— begin STORED DATA —

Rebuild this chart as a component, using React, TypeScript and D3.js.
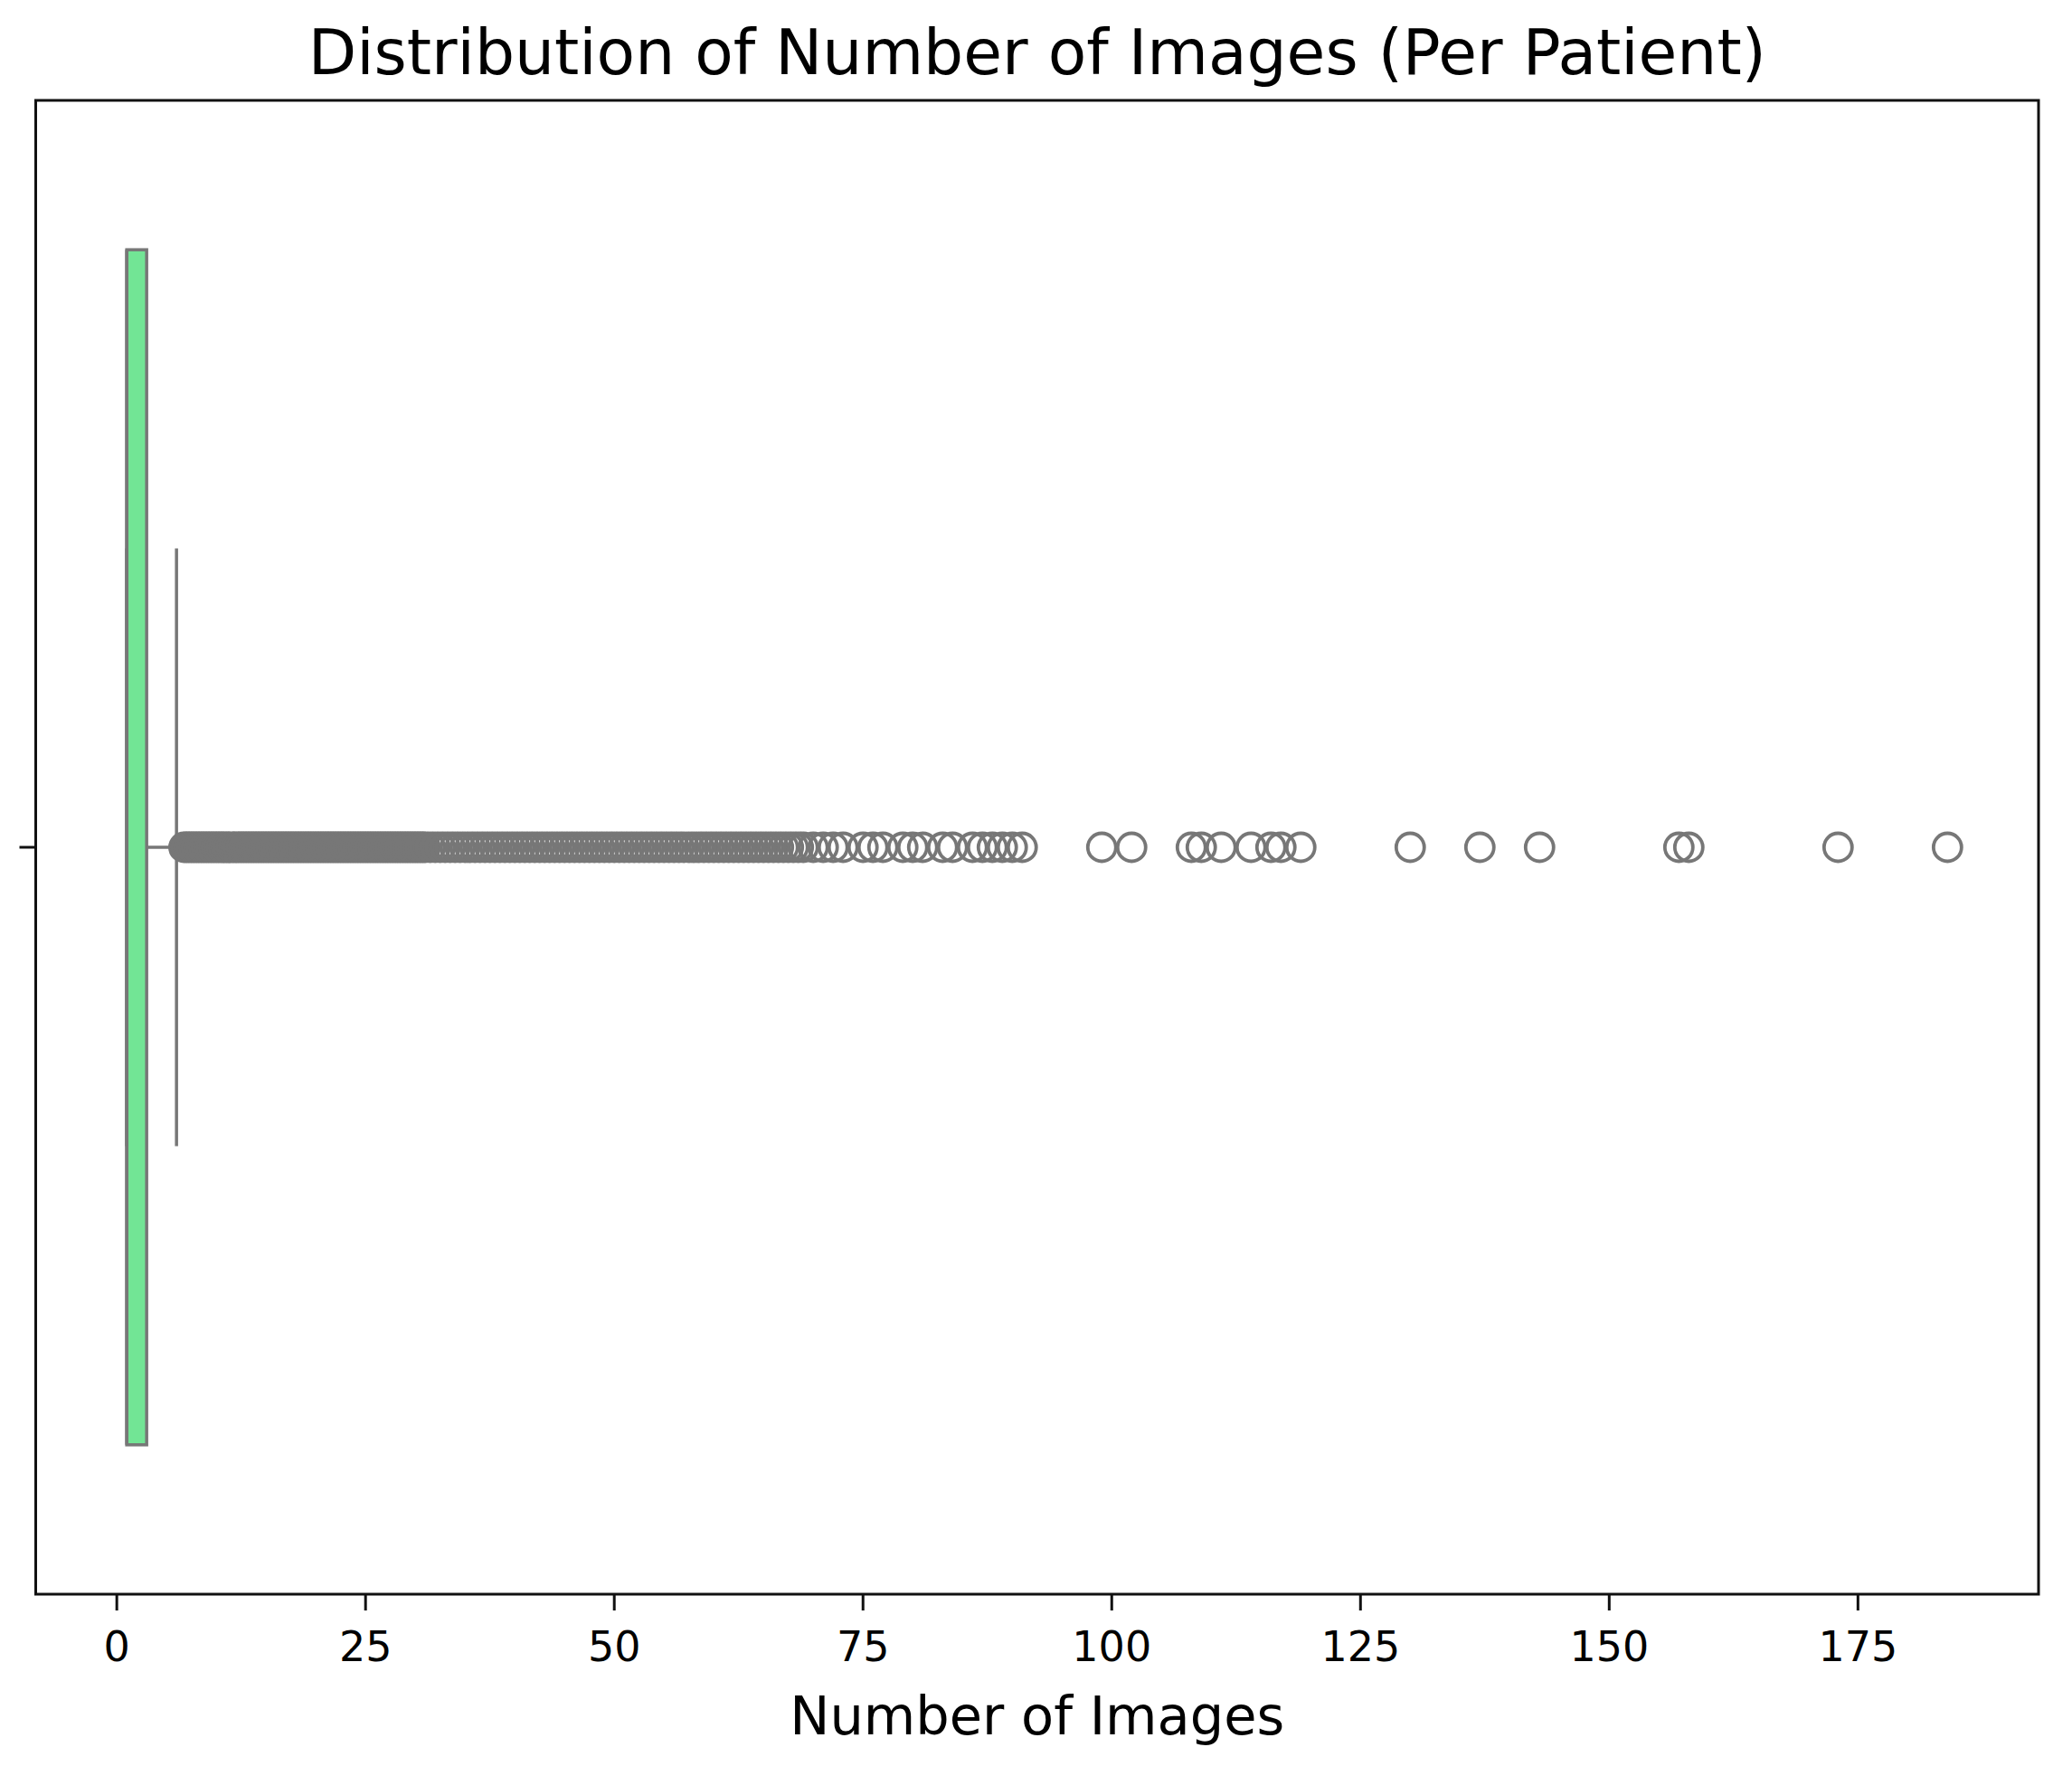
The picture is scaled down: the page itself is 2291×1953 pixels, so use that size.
import React from "react";
import * as d3 from "d3";

const title = "Distribution of Number of Images (Per Patient)";
const xLabel = "Number of Images";
const xTicks = [0, 25, 50, 75, 100, 125, 150, 175];
// box statistics: [q1, median, q3]
const quartiles = [1, 1, 3];
// whisker ends: [low, high]
const whiskers = [1, 6];
const dataMin = 1;
// densely packed outliers (the reference shows a solid band here)
const denseOutliers = [
  6.75, 7, 7.25, 7.5, 7.75, 8, 8.25, 8.5, 8.75, 9, 9.25, 9.5, 9.75, 10, 10.25,
  10.5, 10.75, 11, 11.25, 11.5, 11.75, 12, 12.25, 12.5, 12.75, 13, 13.25, 13.5,
  13.75, 14, 14.25, 14.5, 14.75, 15, 15.25, 15.5, 15.75, 16, 16.25, 16.5,
  16.75, 17, 17.25, 17.5, 17.75, 18, 18.25, 18.5, 18.75, 19, 19.25, 19.5,
  19.75, 20, 20.25, 20.5, 20.75, 21, 21.25, 21.5, 21.75, 22, 22.25, 22.5,
  22.75, 23, 23.25, 23.5, 23.75, 24, 24.25, 24.5, 24.75, 25, 25.25, 25.5,
  25.75, 26, 26.25, 26.5, 26.75, 27, 27.25, 27.5, 27.75, 28, 28.25, 28.5,
  28.75, 29, 29.25, 29.5, 29.75, 30, 30.25, 30.5, 30.75, 31,
  31.5, 32, 32.5, 33, 33.5, 34, 34.5, 35, 35.5, 36, 36.5, 37, 37.5, 38, 38.5,
  39, 39.5, 40, 40.5, 41, 41.5, 42, 42.5, 43, 43.5, 44, 44.5, 45, 45.5, 46,
  46.5, 47, 47.5, 48, 48.5, 49, 49.5, 50, 50.5, 51, 51.5, 52, 52.5, 53, 53.5,
  54, 54.5, 55, 55.5, 56, 56.5, 57, 57.5, 58, 58.5, 59, 59.5, 60, 60.5, 61,
  61.5, 62, 62.5, 63, 63.5, 64, 64.5, 65, 65.5, 66, 66.5, 67, 67.5, 68, 68.5,
  69,
];
const sparseOutliers = [
  70, 71, 72, 73, 75, 76, 77, 79, 80, 81, 83, 84, 86, 87, 88, 89, 90, 91, 99,
  102, 108, 109, 111, 114, 116, 117, 119, 130, 137, 143, 157, 158, 173, 184,
];

const W = 2291;
const H = 1953;
const M = { left: 39.5, right: 2254, top: 111, bottom: 1763 };
const FONT = "DejaVu Sans, sans-serif";
const BOX_FILL = "#72e595";
const LINE = "#777777";
const AXIS = "#111111";

export default function App() {
  const outliers = [...denseOutliers, ...sparseOutliers];
  const [lo, hi] = d3.extent([dataMin, ...outliers]) as [number, number];
  const pad = (hi - lo) * 0.05;
  const x = d3.scaleLinear().domain([lo - pad, hi + pad]).range([M.left, M.right]);
  const y = d3.scaleLinear().domain([-0.5, 0.5]).range([M.top, M.bottom]);
  const cy = y(0);
  const boxTop = y(-0.4);
  const boxBot = y(0.4);
  const capTop = y(-0.2);
  const capBot = y(0.2);
  const [q1, med, q3] = quartiles;
  const [wLo, wHi] = whiskers;
  const lw = 3.5;

  return (
    <svg
      width={W}
      height={H}
      style={{ position: "absolute", left: 0, top: 0, background: "#fff" }}
      fontFamily={FONT}
    >
      <rect x={0} y={0} width={W} height={H} fill="#fff" />
      <line x1={x(wLo)} x2={x(q1)} y1={cy} y2={cy} stroke={LINE} strokeWidth={lw} />
      <line x1={x(q3)} x2={x(wHi)} y1={cy} y2={cy} stroke={LINE} strokeWidth={lw} />
      <rect
        x={x(q1)}
        y={boxTop}
        width={x(q3) - x(q1)}
        height={boxBot - boxTop}
        fill={BOX_FILL}
        stroke={LINE}
        strokeWidth={lw}
      />
      <line x1={x(wLo)} x2={x(wLo)} y1={capTop} y2={capBot} stroke={LINE} strokeWidth={lw} />
      <line x1={x(wHi)} x2={x(wHi)} y1={capTop} y2={capBot} stroke={LINE} strokeWidth={lw} />
      <line x1={x(med)} x2={x(med)} y1={boxTop} y2={boxBot} stroke={LINE} strokeWidth={lw} />
      {outliers.map((v, i) => (
        <circle key={i} cx={x(v)} cy={cy} r={15.5} fill="none" stroke={LINE} strokeWidth={3.8} />
      ))}
      <rect
        x={M.left}
        y={M.top}
        width={M.right - M.left}
        height={M.bottom - M.top}
        fill="none"
        stroke={AXIS}
        strokeWidth={3}
      />
      <line x1={M.left} x2={M.left - 18} y1={cy} y2={cy} stroke={AXIS} strokeWidth={3} />
      {xTicks.map((t) => (
        <g key={t}>
          <line x1={x(t)} x2={x(t)} y1={M.bottom} y2={M.bottom + 18} stroke={AXIS} strokeWidth={3} />
          <text x={x(t)} y={1837} textAnchor="middle" fontSize={46} fill="#000">
            {t}
          </text>
        </g>
      ))}
      <text x={(M.left + M.right) / 2} y={1918} textAnchor="middle" fontSize={59} fill="#000">
        {xLabel}
      </text>
      <text x={(M.left + M.right) / 2} y={82} textAnchor="middle" fontSize={69.5} fill="#000">
        {title}
      </text>
    </svg>
  );
}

— end STORED DATA —

[WHAT IS REQUIRED] Return the material word for word. Pictures are not part of the copy.

[CORRECT RESPONSE]
Rebuild this chart as a component, using React, TypeScript and D3.js.
The picture is scaled down: the page itself is 2291×1953 pixels, so use that size.
import React from "react";
import * as d3 from "d3";

const title = "Distribution of Number of Images (Per Patient)";
const xLabel = "Number of Images";
const xTicks = [0, 25, 50, 75, 100, 125, 150, 175];
// box statistics: [q1, median, q3]
const quartiles = [1, 1, 3];
// whisker ends: [low, high]
const whiskers = [1, 6];
const dataMin = 1;
// densely packed outliers (the reference shows a solid band here)
const denseOutliers = [
  6.75, 7, 7.25, 7.5, 7.75, 8, 8.25, 8.5, 8.75, 9, 9.25, 9.5, 9.75, 10, 10.25,
  10.5, 10.75, 11, 11.25, 11.5, 11.75, 12, 12.25, 12.5, 12.75, 13, 13.25, 13.5,
  13.75, 14, 14.25, 14.5, 14.75, 15, 15.25, 15.5, 15.75, 16, 16.25, 16.5,
  16.75, 17, 17.25, 17.5, 17.75, 18, 18.25, 18.5, 18.75, 19, 19.25, 19.5,
  19.75, 20, 20.25, 20.5, 20.75, 21, 21.25, 21.5, 21.75, 22, 22.25, 22.5,
  22.75, 23, 23.25, 23.5, 23.75, 24, 24.25, 24.5, 24.75, 25, 25.25, 25.5,
  25.75, 26, 26.25, 26.5, 26.75, 27, 27.25, 27.5, 27.75, 28, 28.25, 28.5,
  28.75, 29, 29.25, 29.5, 29.75, 30, 30.25, 30.5, 30.75, 31,
  31.5, 32, 32.5, 33, 33.5, 34, 34.5, 35, 35.5, 36, 36.5, 37, 37.5, 38, 38.5,
  39, 39.5, 40, 40.5, 41, 41.5, 42, 42.5, 43, 43.5, 44, 44.5, 45, 45.5, 46,
  46.5, 47, 47.5, 48, 48.5, 49, 49.5, 50, 50.5, 51, 51.5, 52, 52.5, 53, 53.5,
  54, 54.5, 55, 55.5, 56, 56.5, 57, 57.5, 58, 58.5, 59, 59.5, 60, 60.5, 61,
  61.5, 62, 62.5, 63, 63.5, 64, 64.5, 65, 65.5, 66, 66.5, 67, 67.5, 68, 68.5,
  69,
];
const sparseOutliers = [
  70, 71, 72, 73, 75, 76, 77, 79, 80, 81, 83, 84, 86, 87, 88, 89, 90, 91, 99,
  102, 108, 109, 111, 114, 116, 117, 119, 130, 137, 143, 157, 158, 173, 184,
];

const W = 2291;
const H = 1953;
const M = { left: 39.5, right: 2254, top: 111, bottom: 1763 };
const FONT = "DejaVu Sans, sans-serif";
const BOX_FILL = "#72e595";
const LINE = "#777777";
const AXIS = "#111111";

export default function App() {
  const outliers = [...denseOutliers, ...sparseOutliers];
  const [lo, hi] = d3.extent([dataMin, ...outliers]) as [number, number];
  const pad = (hi - lo) * 0.05;
  const x = d3.scaleLinear().domain([lo - pad, hi + pad]).range([M.left, M.right]);
  const y = d3.scaleLinear().domain([-0.5, 0.5]).range([M.top, M.bottom]);
  const cy = y(0);
  const boxTop = y(-0.4);
  const boxBot = y(0.4);
  const capTop = y(-0.2);
  const capBot = y(0.2);
  const [q1, med, q3] = quartiles;
  const [wLo, wHi] = whiskers;
  const lw = 3.5;

  return (
    <svg
      width={W}
      height={H}
      style={{ position: "absolute", left: 0, top: 0, background: "#fff" }}
      fontFamily={FONT}
    >
      <rect x={0} y={0} width={W} height={H} fill="#fff" />
      <line x1={x(wLo)} x2={x(q1)} y1={cy} y2={cy} stroke={LINE} strokeWidth={lw} />
      <line x1={x(q3)} x2={x(wHi)} y1={cy} y2={cy} stroke={LINE} strokeWidth={lw} />
      <rect
        x={x(q1)}
        y={boxTop}
        width={x(q3) - x(q1)}
        height={boxBot - boxTop}
        fill={BOX_FILL}
        stroke={LINE}
        strokeWidth={lw}
      />
      <line x1={x(wLo)} x2={x(wLo)} y1={capTop} y2={capBot} stroke={LINE} strokeWidth={lw} />
      <line x1={x(wHi)} x2={x(wHi)} y1={capTop} y2={capBot} stroke={LINE} strokeWidth={lw} />
      <line x1={x(med)} x2={x(med)} y1={boxTop} y2={boxBot} stroke={LINE} strokeWidth={lw} />
      {outliers.map((v, i) => (
        <circle key={i} cx={x(v)} cy={cy} r={15.5} fill="none" stroke={LINE} strokeWidth={3.8} />
      ))}
      <rect
        x={M.left}
        y={M.top}
        width={M.right - M.left}
        height={M.bottom - M.top}
        fill="none"
        stroke={AXIS}
        strokeWidth={3}
      />
      <line x1={M.left} x2={M.left - 18} y1={cy} y2={cy} stroke={AXIS} strokeWidth={3} />
      {xTicks.map((t) => (
        <g key={t}>
          <line x1={x(t)} x2={x(t)} y1={M.bottom} y2={M.bottom + 18} stroke={AXIS} strokeWidth={3} />
          <text x={x(t)} y={1837} textAnchor="middle" fontSize={46} fill="#000">
            {t}
          </text>
        </g>
      ))}
      <text x={(M.left + M.right) / 2} y={1918} textAnchor="middle" fontSize={59} fill="#000">
        {xLabel}
      </text>
      <text x={(M.left + M.right) / 2} y={82} textAnchor="middle" fontSize={69.5} fill="#000">
        {title}
      </text>
    </svg>
  );
}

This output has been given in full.